I have always found it very intriguing that a similar experience can draw varying interpretations from different people. One may condemn his misfortune while another may count his blessings. Why such diverse responses?
Perhaps, it’s because some of us believe that a person is a product of his or her experiences. They believe that people involved in our early stages of development and our life encounters played a huge role in conditioning us to relate with the world around us in a particular way. If this worldview is true, we are stripped of any control over our lives. We are but victims of our times, manipulated by the hands of fate, tossed and turned by the winds of fortune. People who subscribe to this point of view seldom want to take responsibility for their own actions. They have a tendency to blame others and the prevailing circumstances. My question then is: Are they building their life upon a reasonable assumption?
Others believe that humans weld the keys to their own future. Philosophers term such people “humanists”. Rather than bowing to the circumstances they are placed in, they seek ways to conquer it. These people seem to believe in the infallibility of men—are men infallible?

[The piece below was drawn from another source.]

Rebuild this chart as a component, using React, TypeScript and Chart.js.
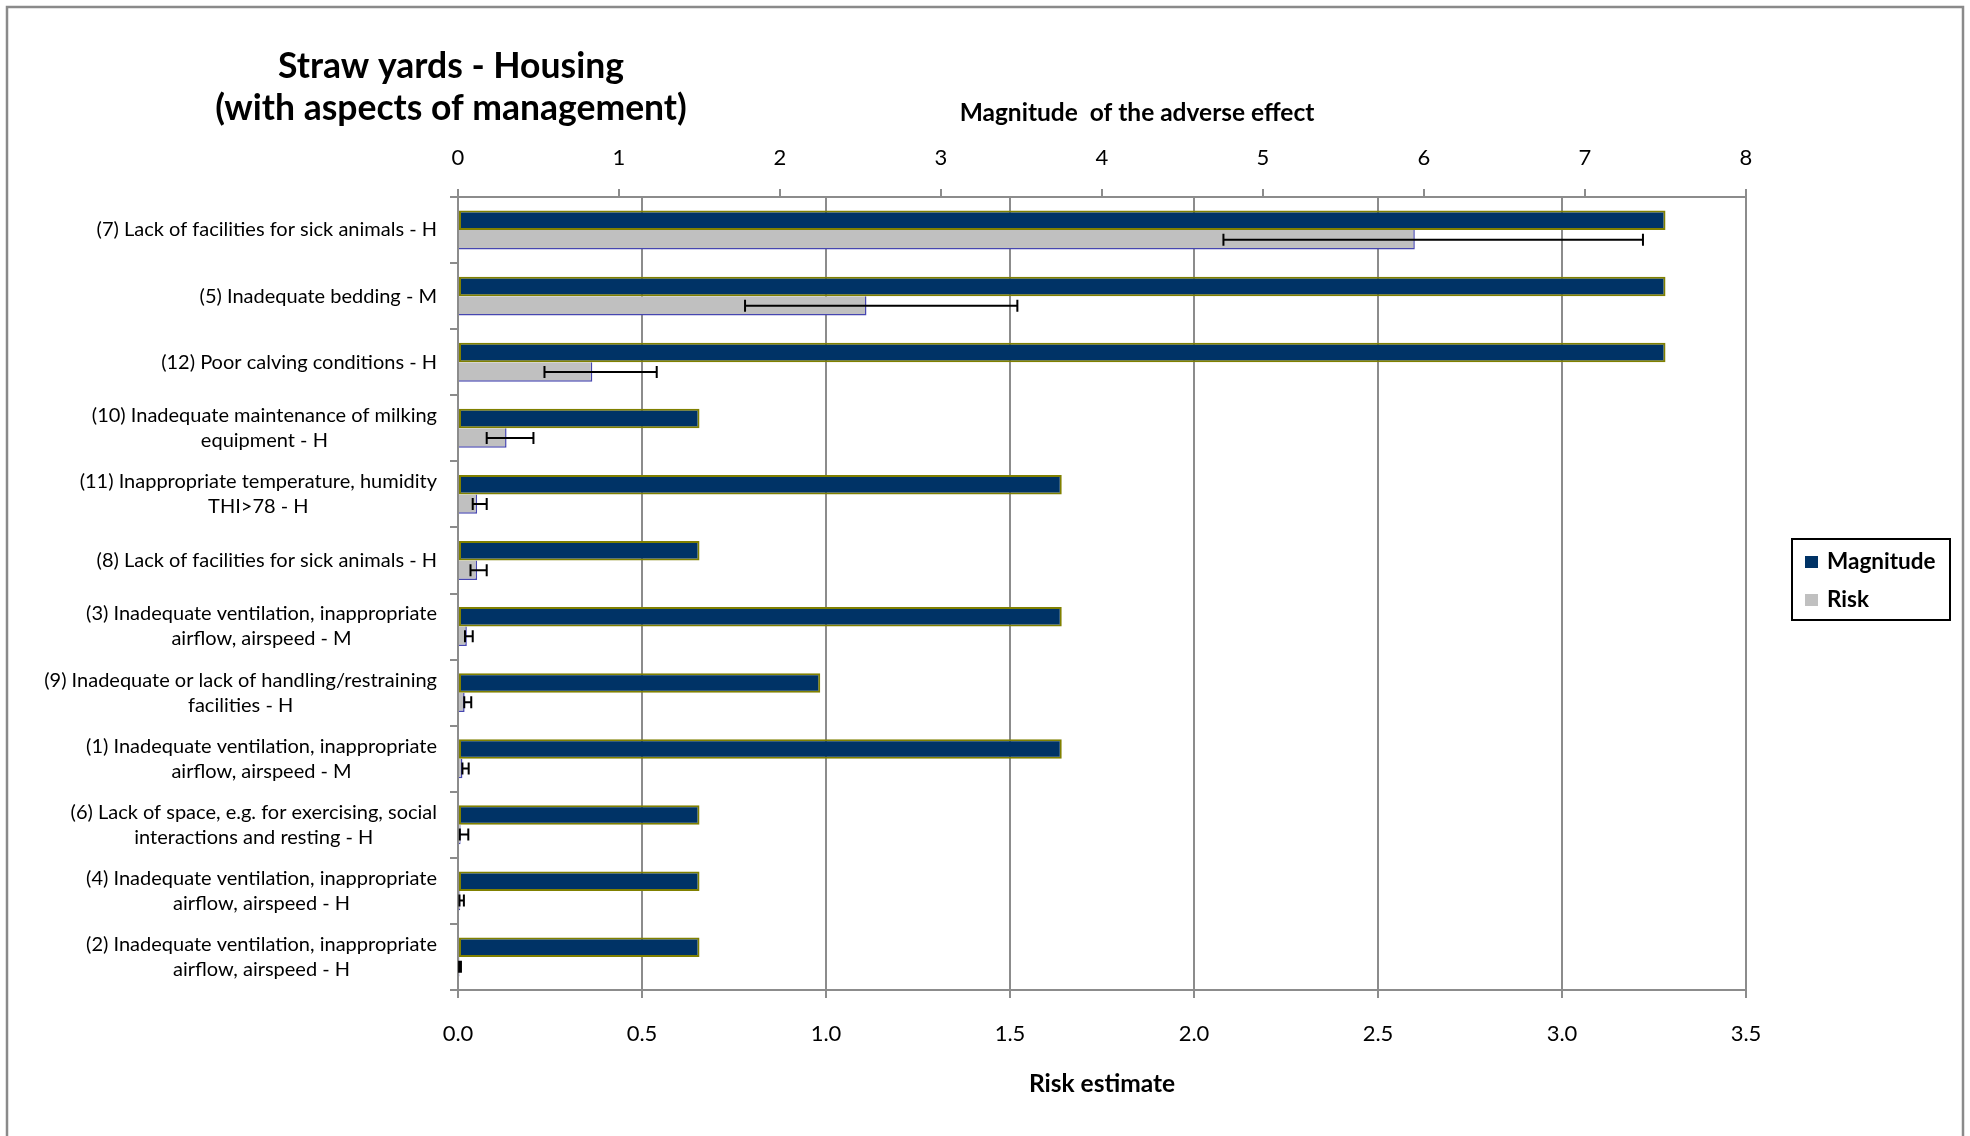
import React, { useEffect, useRef } from 'react';
import { Chart, registerables } from 'chart.js';

Chart.register(...registerables);

const categories: string[][] = [
  ['(7) Lack of facilities for sick animals - H'],
  ['(5) Inadequate bedding - M'],
  ['(12) Poor calving conditions - H'],
  ['(10) Inadequate maintenance of milking', 'equipment - H'],
  ['(11) Inappropriate temperature, humidity', 'THI>78 - H'],
  ['(8) Lack of facilities for sick animals - H'],
  ['(3) Inadequate ventilation, inappropriate', 'airflow, airspeed - M'],
  ['(9) Inadequate or lack of handling/restraining', 'facilities - H'],
  ['(1) Inadequate ventilation, inappropriate', 'airflow, airspeed - M'],
  ['(6) Lack of space, e.g. for exercising, social', 'interactions and resting - H'],
  ['(4) Inadequate ventilation, inappropriate', 'airflow, airspeed - H'],
  ['(2) Inadequate ventilation, inappropriate', 'airflow, airspeed - H'],
];

const magnitude = [7.5, 7.5, 7.5, 1.5, 3.75, 1.5, 3.75, 2.25, 3.75, 1.5, 1.5, 1.5];
const risk = [2.6, 1.11, 0.365, 0.132, 0.052, 0.052, 0.024, 0.018, 0.012, 0.007, 0.006, 0.004];
const riskLow = [2.08, 0.78, 0.235, 0.078, 0.04, 0.034, 0.019, 0.017, 0.012, 0.005, 0.004, 0.003];
const riskHigh = [3.22, 1.52, 0.54, 0.205, 0.078, 0.078, 0.04, 0.036, 0.029, 0.028, 0.016, 0.008];

const titleLines = ['Straw yards - Housing', '(with aspects of management)'];
const topAxisTitle = 'Magnitude  of the adverse effect';
const bottomAxisTitle = 'Risk estimate';
const seriesNames = ['Magnitude', 'Risk'];
const seriesColors = ['#003366', '#C0C0C0'];

const FONT = 'Lato, "Open Sans", sans-serif';
const GRID = '#8c8c8c';
const W = 1970;
const H = 1136;

export default function App() {
  const ref = useRef<HTMLCanvasElement>(null);

  useEffect(() => {
    if (!ref.current) return;

    const errorBars = {
      id: 'errorBars',
      afterDatasetsDraw(chart: any) {
        const meta = chart.getDatasetMeta(1);
        const xs = chart.scales.x;
        const ctx = chart.ctx;
        ctx.save();
        ctx.strokeStyle = '#000';
        ctx.lineWidth = 2;
        meta.data.forEach((el: any, i: number) => {
          const y = el.y;
          const x1 = xs.getPixelForValue(riskLow[i]);
          const x2 = xs.getPixelForValue(riskHigh[i]);
          ctx.beginPath();
          ctx.moveTo(x1, y);
          ctx.lineTo(x2, y);
          ctx.moveTo(x1, y - 6);
          ctx.lineTo(x1, y + 6);
          ctx.moveTo(x2, y - 6);
          ctx.lineTo(x2, y + 6);
          ctx.stroke();
        });
        ctx.restore();
      },
    };

    const decorations = {
      id: 'decorations',
      beforeDraw(chart: any) {
        const ctx = chart.ctx;
        ctx.save();
        ctx.fillStyle = '#fff';
        ctx.fillRect(0, 0, W, H);
        ctx.strokeStyle = '#8a8a8a';
        ctx.lineWidth = 2.5;
        ctx.strokeRect(7, 7, 1956, H + 20);
        ctx.restore();
      },
      afterDraw(chart: any) {
        const ctx = chart.ctx;
        const ys = chart.scales.y;
        const area = chart.chartArea;
        ctx.save();
        ctx.fillStyle = '#000';
        ctx.textBaseline = 'middle';
        ctx.textAlign = 'center';

        // category labels (multi-line, centred within their own block, block right-aligned)
        ctx.font = `20px ${FONT}`;
        const right = ys.right - 21;
        categories.forEach((lines, i) => {
          const cy = ys.getPixelForValue(i);
          const w = Math.max(...lines.map((l) => ctx.measureText(l).width));
          const cx = right - w / 2;
          lines.forEach((l, j) => {
            ctx.fillText(l, cx, cy + (j - (lines.length - 1) / 2) * 25);
          });
        });

        // main title
        ctx.font = `bold 35.5px ${FONT}`;
        ctx.fillText(titleLines[0], 451, 67);
        ctx.fillText(titleLines[1], 451, 109);

        // top axis title
        ctx.font = `bold 24.5px ${FONT}`;
        ctx.fillText(topAxisTitle, (area.left + area.right) / 2 + 35, 113);

        // legend
        ctx.strokeStyle = '#000';
        ctx.lineWidth = 2;
        ctx.strokeRect(1792, 539, 158, 81);
        ctx.font = `bold 22.5px ${FONT}`;
        ctx.textAlign = 'left';
        const rows = [562, 600];
        seriesNames.forEach((name, i) => {
          ctx.fillStyle = seriesColors[i];
          ctx.fillRect(1805, rows[i] - 6, 13, 12);
          ctx.fillStyle = '#000';
          ctx.fillText(name, 1827, rows[i]);
        });
        ctx.restore();
      },
    };

    const chart = new Chart(ref.current, {
      type: 'bar',
      data: {
        labels: categories,
        datasets: [
          {
            label: seriesNames[0],
            data: magnitude,
            xAxisID: 'x2',
            backgroundColor: seriesColors[0],
            borderColor: '#808000',
            borderWidth: 2,
            borderSkipped: false,
            categoryPercentage: 0.59,
            barPercentage: 1,
          },
          {
            label: seriesNames[1],
            data: risk,
            xAxisID: 'x',
            backgroundColor: seriesColors[1],
            borderColor: '#4646B0',
            borderWidth: { top: 0, left: 0, right: 1.5, bottom: 1.5 },
            borderSkipped: false,
            categoryPercentage: 0.59,
            barPercentage: 1,
          },
        ],
      },
      options: {
        indexAxis: 'y',
        animation: false,
        responsive: false,
        layout: { padding: { left: 0, right: 224, top: 0, bottom: 0 } },
        font: { family: FONT },
        plugins: {
          legend: { display: false },
          tooltip: { enabled: false },
          title: { display: false },
        },
        scales: {
          y: {
            type: 'category',
            position: 'left',
            ticks: { display: false },
            grid: {
              drawOnChartArea: false,
              drawTicks: true,
              tickLength: 8,
              color: GRID,
              lineWidth: 2,
              offset: true,
            },
            border: { color: GRID, width: 2 },
            afterFit(s: any) {
              s.width = 458;
            },
          },
          x: {
            type: 'linear',
            position: 'bottom',
            min: 0,
            max: 3.5,
            ticks: {
              stepSize: 0.5,
              callback: (v: any) => Number(v).toFixed(1),
              font: { family: FONT, size: 22 },
              color: '#000',
              padding: 22.8,
            },
            grid: { color: GRID, lineWidth: 2, tickLength: 8 },
            border: { color: GRID, width: 2 },
            title: {
              display: true,
              text: bottomAxisTitle,
              color: '#000',
              font: { family: FONT, size: 24.5, weight: 'bold' },
              padding: { top: 0, bottom: 37.3 },
            },
            afterFit(s: any) {
              s.height = 146;
            },
          },
          x2: {
            type: 'linear',
            position: 'top',
            min: 0,
            max: 8,
            ticks: {
              stepSize: 1,
              font: { family: FONT, size: 22 },
              color: '#000',
              padding: 17.8,
            },
            grid: { drawOnChartArea: false, color: GRID, lineWidth: 2, tickLength: 8 },
            border: { color: GRID, width: 2 },
            afterFit(s: any) {
              s.height = 197;
            },
          },
        },
      } as any,
      plugins: [errorBars, decorations],
    });

    return () => chart.destroy();
  }, []);

  return (
    <div
      style={{
        position: 'fixed',
        left: 0,
        top: 0,
        width: W,
        height: H,
        overflow: 'hidden',
        background: '#fff',
      }}
    >
      <canvas ref={ref} width={W} height={H} style={{ display: 'block', width: W, height: H }} />
    </div>
  );
}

Though the above two examples may be too simplistic in explaining complex human behavior, I’d like to suggest that both these belief systems and resultant behavioral patterns might be built on the same roots: assumptions that we have not thoroughly evaluated. Worse, we may even be holding on to two contradicting assumptions at the same time, and depending on circumstances, we will act one way or another. This makes us people without principles who operate based on our carnal instinct of self-preservation and convenience. We subscribe to whichever belief that best serves our interests at a particular moment.
Perhaps it is time for us to heed the advice of Jonathan Edwards, widely acknowledged to be America’s most important and original philosophical theologian: “See that your chief study be about your heart; that there God’s image may be planted; that there His interests be advanced; that there the world and flesh subdues; that there the love of every sin is cast out; that there the love of holiness grows.”
Let’s examine what and why we believe, for belief shapes behavior. And one of the best ways to check our beliefs is to examine our actions and ask ourselves: why do I do or say that? And more importantly, does my behavior reflect God’s image and His interest? Am I growing in holiness or worldliness?